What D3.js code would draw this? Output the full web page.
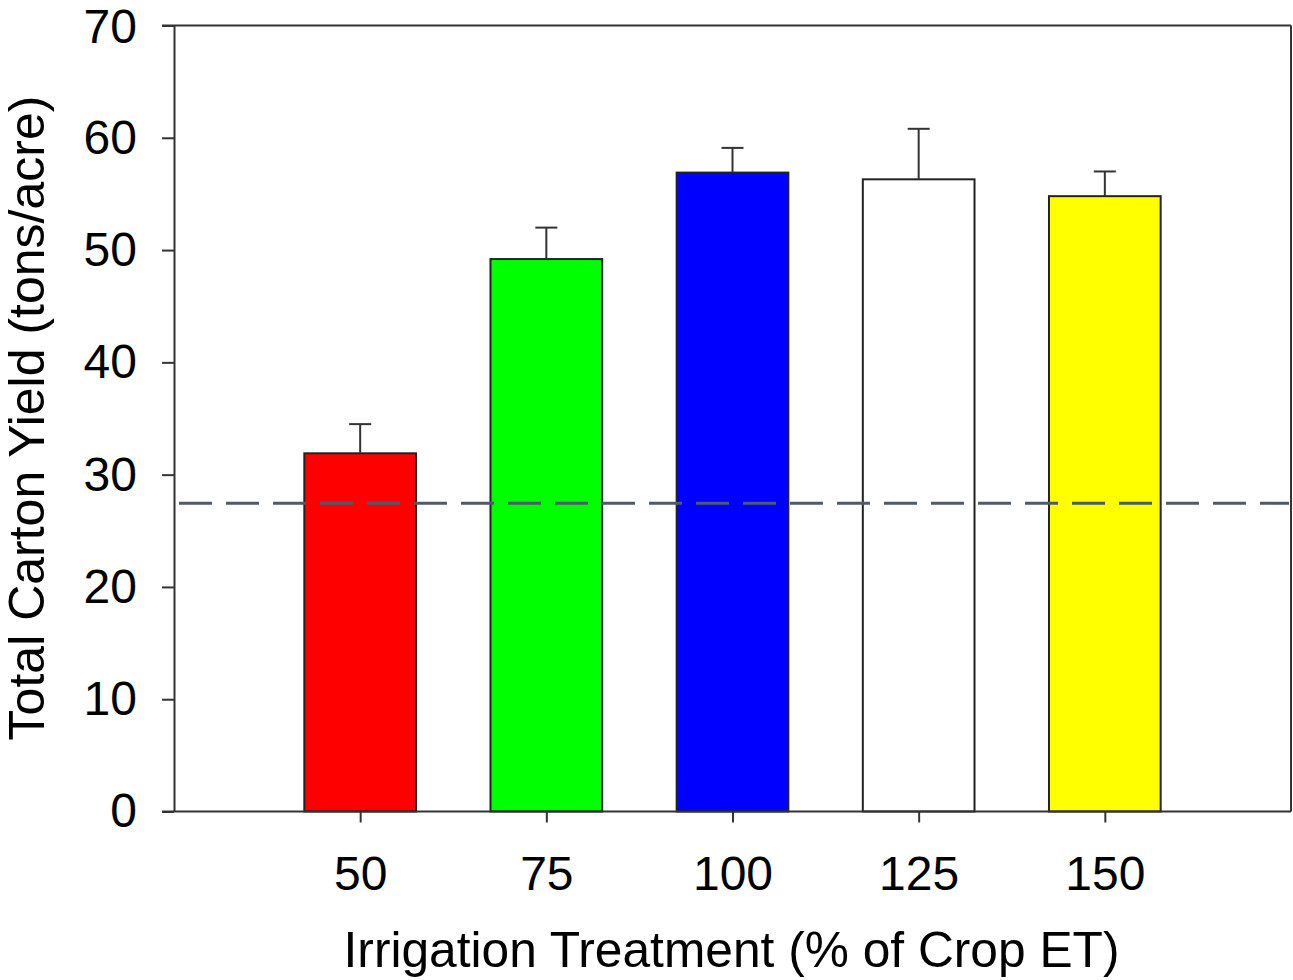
<!DOCTYPE html>
<html>
<head>
<meta charset="utf-8">
<script src="https://cdn.jsdelivr.net/npm/d3@7"></script>
<style>
  body { margin: 0; background: #fff; }
  svg { display: block; }
  text { font-family: Arial, "Liberation Sans", sans-serif; fill: #000; }
</style>
</head>
<body>
<div id="chart"></div>
<script>
const width = 1293;
const height = 980;

// data
const treatments = [50, 75, 100, 125, 150];
const yieldMean = [31.9, 49.2, 56.9, 56.3, 54.8];
const yieldErr = [2.6, 2.8, 2.2, 4.5, 2.2];
const barColors = ["#ff0000", "#00ff00", "#0000ff", "#ffffff", "#ffff00"];
const yTicks = [0, 10, 20, 30, 40, 50, 60, 70];
const refLine = 27.45;

const plotLeft = 174, plotRight = 1291, plotTop = 25.5, plotBottom = 811.5;

const svg = d3.select("#chart")
  .append("svg")
  .attr("width", width)
  .attr("height", height);

const x = d3.scaleLinear().domain([25, 175]).range([plotLeft, plotRight]);
const y = d3.scaleLinear().domain([0, 70]).range([plotBottom, plotTop]);
const barW = x(15) - x(0);

const data = treatments.map((t, i) => ({ t, v: yieldMean[i], e: yieldErr[i], c: barColors[i] }));

// frame: top and right lines
svg.append("line")
  .attr("x1", plotLeft - 12).attr("x2", plotRight)
  .attr("y1", plotTop).attr("y2", plotTop)
  .attr("stroke", "#333").attr("stroke-width", 2);
svg.append("line")
  .attr("x1", plotRight).attr("x2", plotRight)
  .attr("y1", plotTop).attr("y2", plotBottom)
  .attr("stroke", "#333").attr("stroke-width", 2);

// bars
svg.selectAll(".bar")
  .data(data)
  .join("rect")
  .attr("class", "bar")
  .attr("x", d => x(d.t) - barW / 2)
  .attr("y", d => y(d.v))
  .attr("width", barW)
  .attr("height", d => y(0) - y(d.v))
  .attr("fill", d => d.c)
  .attr("stroke", "#222")
  .attr("stroke-width", 2);

// upper error bars
const err = svg.selectAll(".err")
  .data(data)
  .join("g")
  .attr("class", "err")
  .attr("stroke", "#333")
  .attr("stroke-width", 2);
err.append("line")
  .attr("x1", d => x(d.t)).attr("x2", d => x(d.t))
  .attr("y1", d => y(d.v)).attr("y2", d => y(d.v + d.e));
err.append("line")
  .attr("x1", d => x(d.t) - 11).attr("x2", d => x(d.t) + 11)
  .attr("y1", d => y(d.v + d.e)).attr("y2", d => y(d.v + d.e));

// dashed reference line
svg.append("line")
  .attr("x1", plotLeft + 5).attr("x2", plotRight - 2)
  .attr("y1", y(refLine)).attr("y2", y(refLine))
  .attr("stroke", "#4e5a6e")
  .attr("stroke-width", 3)
  .attr("stroke-dasharray", "33,14");

// axes
const yAxis = svg.append("g")
  .attr("transform", `translate(${plotLeft},0)`)
  .call(d3.axisLeft(y).tickValues(yTicks).tickSizeInner(12).tickSizeOuter(0).tickPadding(25));
const xAxis = svg.append("g")
  .attr("transform", `translate(0,${plotBottom})`)
  .call(d3.axisBottom(x).tickValues(treatments).tickSizeInner(11).tickSizeOuter(0).tickPadding(33));

xAxis.select(".domain").attr("d", `M${plotLeft - 12},0H${plotRight}`);
[xAxis, yAxis].forEach(a => {
  a.select(".domain").attr("stroke", "#333").attr("stroke-width", 2);
  a.selectAll(".tick line").attr("stroke", "#333").attr("stroke-width", 2);
  a.selectAll(".tick text").attr("font-size", 48).attr("fill", "#000");
});
// keep the top label inside the page
yAxis.selectAll(".tick text").filter(d => d === 70).attr("dy", "0.36em");

// axis titles
svg.append("text")
  .attr("x", (345 + 1118) / 2)
  .attr("y", 967)
  .attr("text-anchor", "middle")
  .attr("font-size", 49.7)
  .text("Irrigation Treatment (% of Crop ET)");

svg.append("text")
  .attr("transform", "translate(44,418) rotate(-90)")
  .attr("text-anchor", "middle")
  .attr("font-size", 50)
  .text("Total Carton Yield (tons/acre)");
</script>
</body>
</html>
-------
DIRECTIVE:
Every line of the data should be copied as it stands, without the images.

EXERCISE RESPONSE:
What D3.js code would draw this? Output the full web page.
<!DOCTYPE html>
<html>
<head>
<meta charset="utf-8">
<script src="https://cdn.jsdelivr.net/npm/d3@7"></script>
<style>
  body { margin: 0; background: #fff; }
  svg { display: block; }
  text { font-family: Arial, "Liberation Sans", sans-serif; fill: #000; }
</style>
</head>
<body>
<div id="chart"></div>
<script>
const width = 1293;
const height = 980;

// data
const treatments = [50, 75, 100, 125, 150];
const yieldMean = [31.9, 49.2, 56.9, 56.3, 54.8];
const yieldErr = [2.6, 2.8, 2.2, 4.5, 2.2];
const barColors = ["#ff0000", "#00ff00", "#0000ff", "#ffffff", "#ffff00"];
const yTicks = [0, 10, 20, 30, 40, 50, 60, 70];
const refLine = 27.45;

const plotLeft = 174, plotRight = 1291, plotTop = 25.5, plotBottom = 811.5;

const svg = d3.select("#chart")
  .append("svg")
  .attr("width", width)
  .attr("height", height);

const x = d3.scaleLinear().domain([25, 175]).range([plotLeft, plotRight]);
const y = d3.scaleLinear().domain([0, 70]).range([plotBottom, plotTop]);
const barW = x(15) - x(0);

const data = treatments.map((t, i) => ({ t, v: yieldMean[i], e: yieldErr[i], c: barColors[i] }));

// frame: top and right lines
svg.append("line")
  .attr("x1", plotLeft - 12).attr("x2", plotRight)
  .attr("y1", plotTop).attr("y2", plotTop)
  .attr("stroke", "#333").attr("stroke-width", 2);
svg.append("line")
  .attr("x1", plotRight).attr("x2", plotRight)
  .attr("y1", plotTop).attr("y2", plotBottom)
  .attr("stroke", "#333").attr("stroke-width", 2);

// bars
svg.selectAll(".bar")
  .data(data)
  .join("rect")
  .attr("class", "bar")
  .attr("x", d => x(d.t) - barW / 2)
  .attr("y", d => y(d.v))
  .attr("width", barW)
  .attr("height", d => y(0) - y(d.v))
  .attr("fill", d => d.c)
  .attr("stroke", "#222")
  .attr("stroke-width", 2);

// upper error bars
const err = svg.selectAll(".err")
  .data(data)
  .join("g")
  .attr("class", "err")
  .attr("stroke", "#333")
  .attr("stroke-width", 2);
err.append("line")
  .attr("x1", d => x(d.t)).attr("x2", d => x(d.t))
  .attr("y1", d => y(d.v)).attr("y2", d => y(d.v + d.e));
err.append("line")
  .attr("x1", d => x(d.t) - 11).attr("x2", d => x(d.t) + 11)
  .attr("y1", d => y(d.v + d.e)).attr("y2", d => y(d.v + d.e));

// dashed reference line
svg.append("line")
  .attr("x1", plotLeft + 5).attr("x2", plotRight - 2)
  .attr("y1", y(refLine)).attr("y2", y(refLine))
  .attr("stroke", "#4e5a6e")
  .attr("stroke-width", 3)
  .attr("stroke-dasharray", "33,14");

// axes
const yAxis = svg.append("g")
  .attr("transform", `translate(${plotLeft},0)`)
  .call(d3.axisLeft(y).tickValues(yTicks).tickSizeInner(12).tickSizeOuter(0).tickPadding(25));
const xAxis = svg.append("g")
  .attr("transform", `translate(0,${plotBottom})`)
  .call(d3.axisBottom(x).tickValues(treatments).tickSizeInner(11).tickSizeOuter(0).tickPadding(33));

xAxis.select(".domain").attr("d", `M${plotLeft - 12},0H${plotRight}`);
[xAxis, yAxis].forEach(a => {
  a.select(".domain").attr("stroke", "#333").attr("stroke-width", 2);
  a.selectAll(".tick line").attr("stroke", "#333").attr("stroke-width", 2);
  a.selectAll(".tick text").attr("font-size", 48).attr("fill", "#000");
});
// keep the top label inside the page
yAxis.selectAll(".tick text").filter(d => d === 70).attr("dy", "0.36em");

// axis titles
svg.append("text")
  .attr("x", (345 + 1118) / 2)
  .attr("y", 967)
  .attr("text-anchor", "middle")
  .attr("font-size", 49.7)
  .text("Irrigation Treatment (% of Crop ET)");

svg.append("text")
  .attr("transform", "translate(44,418) rotate(-90)")
  .attr("text-anchor", "middle")
  .attr("font-size", 50)
  .text("Total Carton Yield (tons/acre)");
</script>
</body>
</html>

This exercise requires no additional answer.